# Find the position vector of a point R which divides the line joining two points P and Q whose position vectors are

Question:

Find the position vector of a point $R$ which divides the line joining two points $P$ and $Q$ whose position vectors are $(2 \vec{a}+\vec{b})$ and $(\vec{a}-3 \vec{b})$ externally in the ratio $1: 2$. Also, show that $P$ is the mid point of the line segment $R Q$.

Solution:

It is given that $\overrightarrow{\mathrm{OP}}=2 \vec{a}+\vec{b}, \overrightarrow{\mathrm{OQ}}=\vec{a}-3 \vec{b}$.

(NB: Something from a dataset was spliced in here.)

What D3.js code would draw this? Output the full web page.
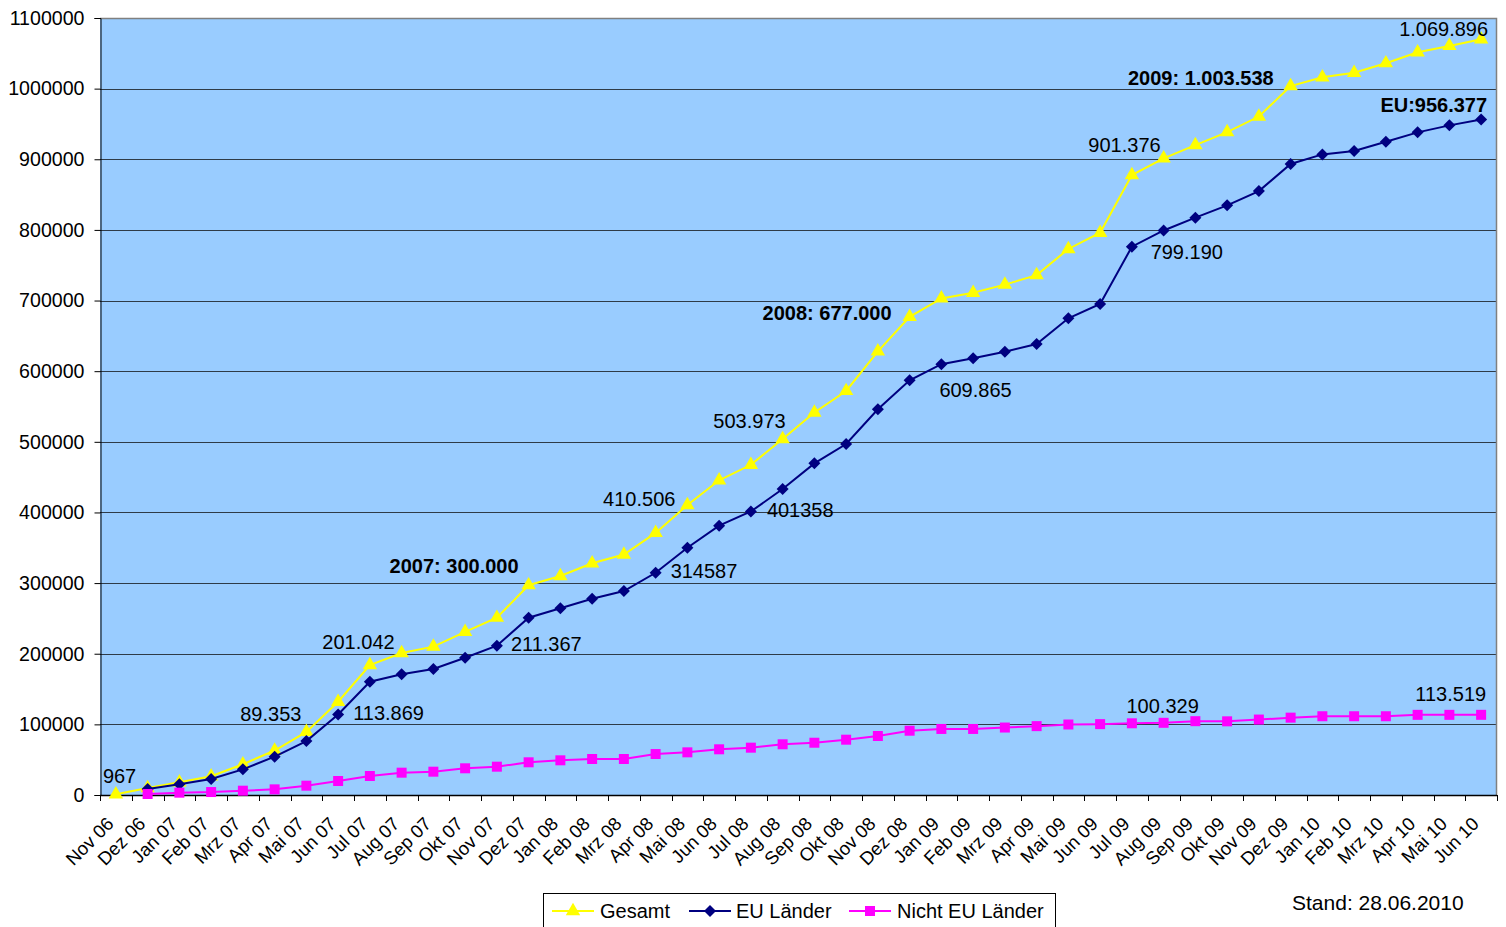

It is given that point R divides a line segment joining two points P and Q externally in the ratio 1: 2. Then, on using the section formula, we get:

$\overrightarrow{\mathrm{OR}}=\frac{2(2 \vec{a}+\vec{b})-(\vec{a}-3 \vec{b})}{2-1}=\frac{4 \vec{a}+2 \vec{b}-\vec{a}+3 \vec{b}}{1}=3 \vec{a}+5 \vec{b}$

Therefore, the position vector of point $\mathrm{R}$ is $3 \vec{a}+5 \vec{b}$.

Position vector of the mid-point of $R Q=\frac{\overrightarrow{O Q}+\overrightarrow{O R}}{2}$

$=\frac{(\vec{a}-3 \vec{b})+(3 \vec{a}+5 \vec{b})}{2}$

$=2 \vec{a}+\vec{b}$

$=\overrightarrow{\mathrm{OP}}$

Hence, P is the mid-point of the line segment RQ.